The investigative base you build must account for:
How different witnesses experienced the same event from different vantage points
How attentional biases and memory reconstruction shape what people can tell you
How subjects themselves often cannot clearly articulate their motivations (we rarely have perfect access to why we do what we do)
How expert analysis of physical evidence still flows through subjective interpretation
Success isn't measured by whether you "got the truth." It's measured by how robust your information base is—how well it incorporates multiple perspectives, acknowledges contradictions, and provides a stable foundation for sound investigative conclusions.
The Intelligence Interviewing Mindset
Intelligence interviewing, as I've come to understand it, requires:
Going deeper: More context, more nuance, more layers from each source
Going broader: More sources, more perspectives, more relational matrices
Staying open: Genuine receptivity to information that challenges your beliefs
Remaining humble: Recognizing your role as foundation-builder, not truth-revealer
This approach is actually more rigorous than traditional interrogation. Building a comprehensive base from diverse, subjective sources is harder than shoehorning information into a predetermined "truth."

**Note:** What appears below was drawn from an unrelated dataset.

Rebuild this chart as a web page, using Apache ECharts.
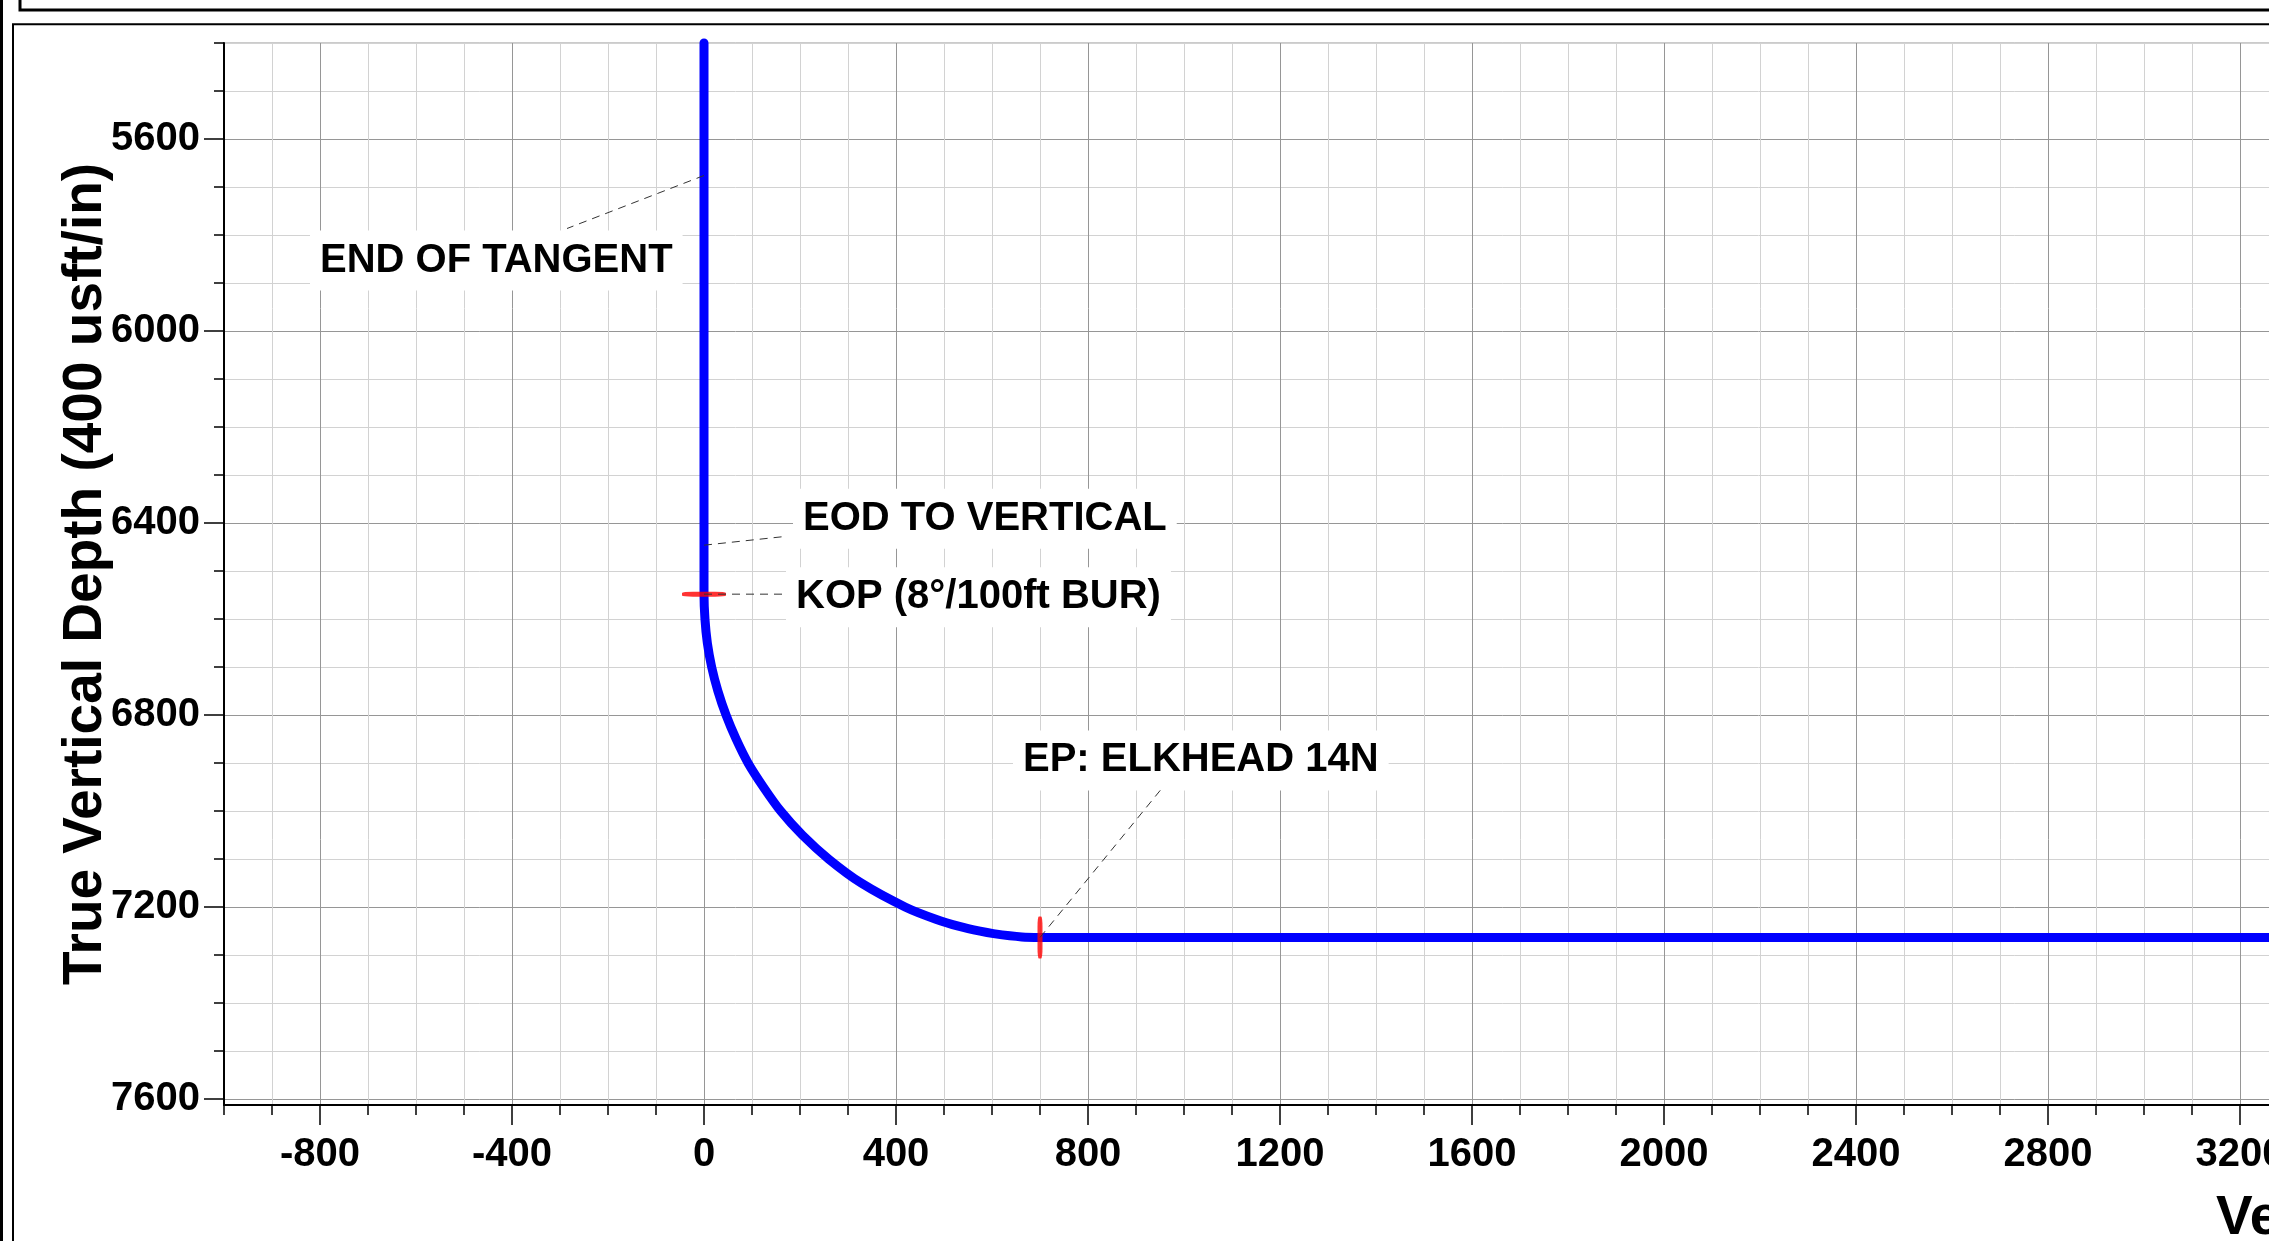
<!DOCTYPE html>
<html>
<head>
<meta charset="utf-8">
<script src="https://cdn.jsdelivr.net/npm/echarts@6/dist/echarts.min.js"></script>
<style>
html,body{margin:0;padding:0;background:#fff;overflow:hidden}
#main{width:2269px;height:1241px}
</style>
</head>
<body>
<div id="main"></div>
<script>
// ---------- data ----------
// well trajectory: vertical section (usft) and true vertical depth (usft)
const trajVS  = [0,    0,    2,    7,    16,   29,   46,   67,   92,   124,  160,  205,  260,  328,  420,  483,  532,  575,  603,  662,  700,  3300];
const trajTVD = [5400, 6548, 6600, 6650, 6700, 6750, 6800, 6850, 6900, 6950, 7000, 7050, 7100, 7150, 7200, 7225, 7240, 7250, 7255, 7262, 7263, 7263];

// red survey markers
const markerNames = ['KOP', 'EP'];
const markerVS  = [0, 700];
const markerTVD = [6548, 7263];

// annotations (anchor points on the well path)
const noteTexts = ['END OF TANGENT', 'EOD TO VERTICAL', 'KOP (8°/100ft BUR)', 'EP: ELKHEAD 14N'];
const noteVS  = [0, 0, 0, 700];
const noteTVD = [5676, 6446, 6548, 7263];

// axes
const xMajorTicks = [-800, -400, 0, 400, 800, 1200, 1600, 2000, 2400, 2800, 3200, 3600, 4000, 4400, 4800, 5200, 5600, 6000, 6400, 6800, 7200];
const yMajorTicks = [5600, 6000, 6400, 6800, 7200, 7600];
const yMinorTicks = [5400, 5500, 5600, 5700, 5800, 5900, 6000, 6100, 6200, 6300, 6400, 6500, 6600, 6700, 6800, 6900, 7000, 7100, 7200, 7300, 7400, 7500, 7600];
const xName = 'Vertical Section at 0.00° (400 usft/in)';
const yName = 'True Vertical Depth (400 usft/in)';
const X_MIN = -1000, X_MAX = 7300, Y_MIN = 5400, Y_MAX = 7612;

// ---------- chart ----------
const FONT = '"Liberation Sans", Arial, Helvetica, sans-serif';
const MAJOR = '#969696', MINOR = '#d2d2d2';
const lblStyle = {color: '#000', fontFamily: FONT, fontWeight: 'bold', fontSize: 40};
const nameStyle = {color: '#000', fontFamily: FONT, fontWeight: 'bold', fontSize: 55};
const fmt = v => String(v);

const chart = echarts.init(document.getElementById('main'), null, {renderer: 'canvas', width: 2269, height: 1241});

const option = {
  animation: false,
  backgroundColor: '#ffffff',
  grid: {
    left: 224, top: 43, right: -1939, bottom: 136,
    containLabel: false, outerBoundsMode: 'none',
    show: true, borderColor: MAJOR, borderWidth: 1, backgroundColor: 'transparent'
  },
  xAxis: [
    {
      type: 'value', min: X_MIN, max: X_MAX, interval: 100, position: 'bottom',
      axisLine: {show: true, onZero: false, lineStyle: {color: '#000', width: 2}},
      axisTick: {show: true, length: 10, lineStyle: {color: '#000', width: 1.5}},
      axisLabel: {show: false},
      splitLine: {show: true, lineStyle: {color: [MINOR, MINOR, MAJOR, MINOR], width: 1}},
      name: xName, nameLocation: 'middle', nameGap: 86,
      nameTextStyle: Object.assign({align: 'left'}, nameStyle)
    },
    {
      type: 'value', min: X_MIN, max: X_MAX, interval: 100, position: 'bottom',
      axisLine: {show: false, onZero: false},
      axisTick: {show: true, length: 20, customValues: xMajorTicks, lineStyle: {color: '#000', width: 1.5}},
      axisLabel: Object.assign({show: true, customValues: xMajorTicks, margin: 30, formatter: fmt}, lblStyle),
      splitLine: {show: false}
    }
  ],
  yAxis: [
    {
      type: 'value', inverse: true, min: Y_MIN, max: Y_MAX, interval: 100, position: 'left',
      axisLine: {show: true, onZero: false, lineStyle: {color: '#000', width: 2}},
      axisTick: {show: true, length: 10, customValues: yMinorTicks, lineStyle: {color: '#000', width: 1.5}},
      axisLabel: {show: false},
      splitLine: {show: true, lineStyle: {color: [MINOR, MINOR, MAJOR, MINOR], width: 1}},
      name: yName, nameLocation: 'middle', nameGap: 111,
      nameTextStyle: nameStyle
    },
    {
      type: 'value', inverse: true, min: Y_MIN, max: Y_MAX, interval: 100, position: 'left',
      axisLine: {show: false, onZero: false},
      axisTick: {show: true, length: 20, customValues: yMajorTicks, lineStyle: {color: '#000', width: 1.5}},
      axisLabel: Object.assign({show: true, customValues: yMajorTicks, margin: 24, formatter: fmt, padding: [5, 0, 0, 0]}, lblStyle),
      splitLine: {show: false}
    }
  ],
  series: [
    {
      name: 'Well path', type: 'line', xAxisIndex: 0, yAxisIndex: 0,
      data: trajVS.map((v, i) => [v, trajTVD[i]]),
      showSymbol: false, symbol: 'none', clip: false, silent: true, z: 3, smooth: 0.25,
      lineStyle: {color: '#0000ff', width: 9, cap: 'round', join: 'round'}
    },
    {
      name: 'Markers', type: 'scatter', xAxisIndex: 0, yAxisIndex: 0, clip: false, silent: true, z: 4,
      data: markerVS.map((v, i) => ({
        name: markerNames[i], value: [v, markerTVD[i]], symbol: 'roundRect',
        symbolSize: markerNames[i] === 'KOP' ? [44, 5] : [5, 42]
      })),
      itemStyle: {color: '#ff0000'}
    }
  ]
};
chart.setOption(option);

// annotation label placement (pixel offsets from the anchor point)
const noteLayout = [
  {tx: -394, ty: 85,    lx: -137, ly: 53},
  {tx: 89,   ty: -26.5, lx: 83.5, ly: -9},
  {tx: 82,   ty: 3,     lx: 83,   ly: 0},
  {tx: -27,  ty: -177,  lx: 121,  ly: -148}
];
const els = [
  // page frame
  {type: 'line', shape: {x1: 1.5, y1: 0, x2: 1.5, y2: 1241}, style: {stroke: '#000', lineWidth: 3}, z: 50},
  {type: 'rect', shape: {x: 20, y: -20, width: 2400, height: 30}, style: {fill: 'none', stroke: '#000', lineWidth: 3}, z: 50},
  {type: 'rect', shape: {x: 13, y: 24.3, width: 2400, height: 1300}, style: {fill: 'none', stroke: '#000', lineWidth: 2}, z: 50}
];
noteTexts.forEach((t, i) => {
  const p = chart.convertToPixel({xAxisIndex: 0, yAxisIndex: 0}, [noteVS[i], noteTVD[i]]);
  const L = noteLayout[i];
  els.push({
    type: 'text', z: 1,
    style: {
      text: t, x: p[0] + L.tx, y: p[1] + L.ty, fill: '#000',
      font: 'bold 40px ' + FONT, align: 'left', verticalAlign: 'middle',
      backgroundColor: '#ffffff', padding: [10, 10, 10, 10]
    }
  });
  els.push({
    type: 'line', z: 10,
    shape: {x1: p[0], y1: p[1], x2: p[0] + L.lx, y2: p[1] + L.ly},
    style: {stroke: '#333', lineWidth: 1, lineDash: [8, 6]}
  });
});
chart.setOption({graphic: {elements: els}});
</script>
</body>
</html>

But it's honest. It's epistemologically sound. And it produces better investigative outcomes.
Moving Forward
The terminology matters because it signals this fundamental shift. "Interrogation" carries the baggage of confession-seeking and truth claims. "Investigative interviewing" began moving us toward information-gathering across all interview types—victim, witness, subject.
"Intelligence interviewing" takes it further: it's about building the deepest, broadest informational foundation we possibly can, while remaining intellectually humble about what that foundation represents.
Not the truth. Never the truth. Simply the best understanding we can construct from the incomplete, subjective pieces available to us.
And that's enough. In fact, it's all we've ever really had.